Il principale problema di Sempre Amici sta nel fatto che, venuta già a mancare l’originalità della storia, i limiti del film di Nakache e Toledano vengono qui amplificati.
La sceneggiatura che riadatta il film francese cerca di restare in una confort zone che ricalca pedissequamente il predecessore – al di là di minime divergenze narrative sulla famiglia del protagonista di colore e sulla parte finale – senza apportare nulla di nuovo al racconto.
Inoltre manca completamente quella verve e quell’omogeneità narrativa che contraddistingueva l’opera prima e che qui sparisce completamente, sostituita da un incedere forzato e stanco, che non riesce a replicare l’ispirazione dei dialoghi originali.
Sempre amici è un remake debole e di cui non c’era necessità, dove manca anche la brillante sintonia tra i due protagonisti che segnava la forza di Quasi amici.
Il film diretto da Neil Burger manca completamente di quel senso dell’umorismo e di quella dolcezza presente nel lavoro originario. Non ci sono mai vere risate durante la visione e non si riesce neppure a stabilire un vero legame tra lo spettatore e i protagonisti, andando così a disperdere anche la componente emozionale della vicenda. D’altra parte a latitare è anche una sincera connessione emotiva tra i due personaggi, per limiti di scrittura sicuramente, ma anche per mancanza di chimica tra gli interpreti.
Bryan Cranston è appropriato per la parte e offre una performance discretamente credibile, tuttavia manca di quell’impronta sofisticata che Francois Cluzet riusciva a dare al suo Philippe.

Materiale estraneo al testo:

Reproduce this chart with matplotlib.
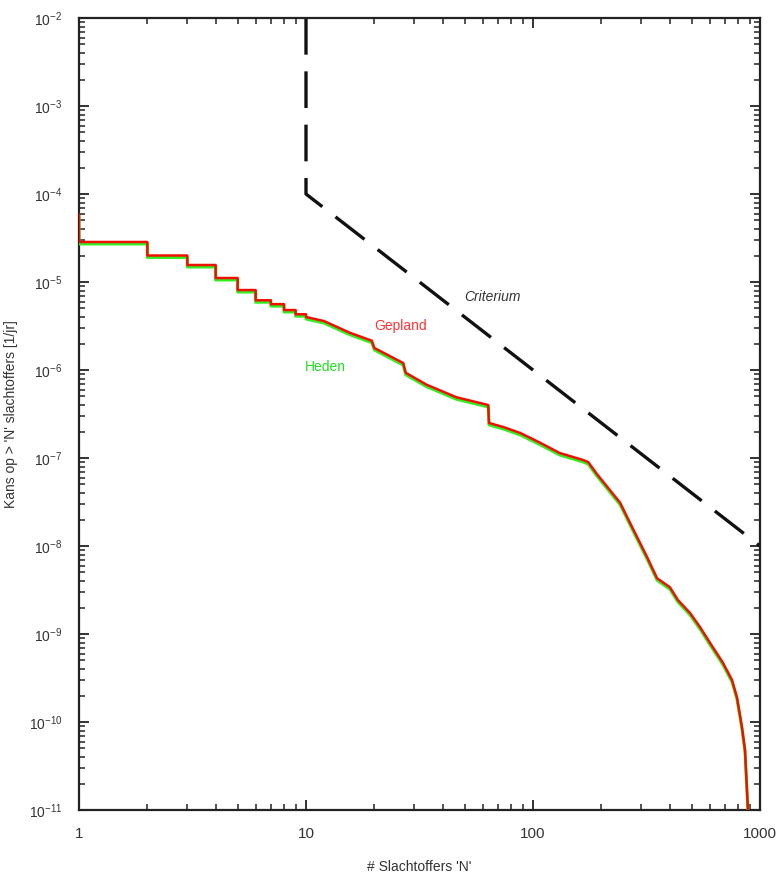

Kevin Hart si dimostra invece una scelta totalmente errata, risultando finanche fastidioso e spesso fuori luogo nel modo di calarsi nella parte, lontano anni luce dalla dirompenza di Omar Sy. Tra i due non si crea mai la giusta intesa – salvo rari passaggi – non riuscendo mai ad andare oltre i cliché che rappresentano o a farli dimenticare, compromettendo così ulteriormente la resa di questo remake. Inoltre viene completamente sprecato il potenziale di Nicole Kidman, con un personaggio secondario abbozzato e lasciato a margine, senza sfruttare a dovere le caratteristiche e la bravura dell’attrice, ridotta a semplice apparizione volta ad attrarre pubblico in sala.
Si sarebbe potuto dare nuova linfa al racconto con un approfondimento sulle diseguaglianze sociali e uno sguardo realistico sul tema della diversità, smussando gli stereotipi – qui invece amplificati – e rinnovando il reparto comico. Invece regista e sceneggiatore scelgono di riproporre un modello già utilizzato, senza metterci un’anima (e privandolo di quella che c’era precedentemente) con il risultato di produrre un lavoro deludente, trascurabile e carente sotto quasi tutti i punti di vista. Si salvano una buona fotografia e la cura delle ambientazioni, ma sono davvero poca cosa nel complesso di un film fiacco e assolutamente non necessario.